August 14, 2012 — The U.S. Judicial Panel on Multidistrict Litigation (JPML) has decided to centralize all wrongful death lawsuits involving Watson fentanyl pain patches into the Northern District of Illinois before U.S. District Judge Matthew F. Kennelly. There are currently 22 lawsuits in 15 federal courts that will be transferred to the Multidistrict Litigation (MDL).
The order was filed on August 7, 2012.
All of the complains are wrongful death actions filed by survivors of people who died after using a fentanyl patch. They all concern similar factual questions that allege defects with the design of the patch, manufacturing, and marketing. Specifically, the complaints argue that the reservoir of fentanyl in the patch is prone to leakage, which caused the plaintiff’s death by lethal overdose of fentanyl.
The panel decided not to include other fentanyl patch manufacturers in the MDL, because each group of cases against the various manufacturers involves a unique product, manufacturing processes, documents, witnesses, and more. These differences overwhelm the common issues, namely, that all of the plaintiffs died from fentanyl overdoses while using the patches.

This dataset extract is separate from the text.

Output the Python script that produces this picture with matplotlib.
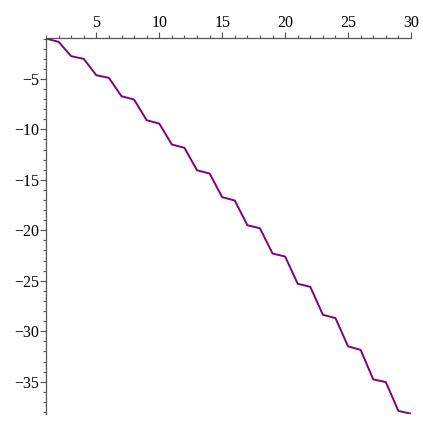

The JPML chose the Northern District of Illinois because Judge Kennelly is currently presiding over a pending fentanyl patch lawsuit that is very advanced. Judge Kennelly has experience presiding over the long-pending litigation, and the JPML decided he “appears ideally situated to steer this litigation on a prudent course.”
The original fentanyl patch was the Duragesic pain patch manufactured by a subsidiary company of Johnson & Johnson. The device contained fentanyl, a narcotic that is significantly more powerful than morphine. The Duragesic is now available as a generic, and several other companies now manufacture their own pain patch products.
Many plaintiffs allege that Watson could have chosen a safer design that would have prevented the fentanyl from leaking. Instead, plaintiffs allege that they continued to use the reservoir design instead of the safer alternative because it was less expensive.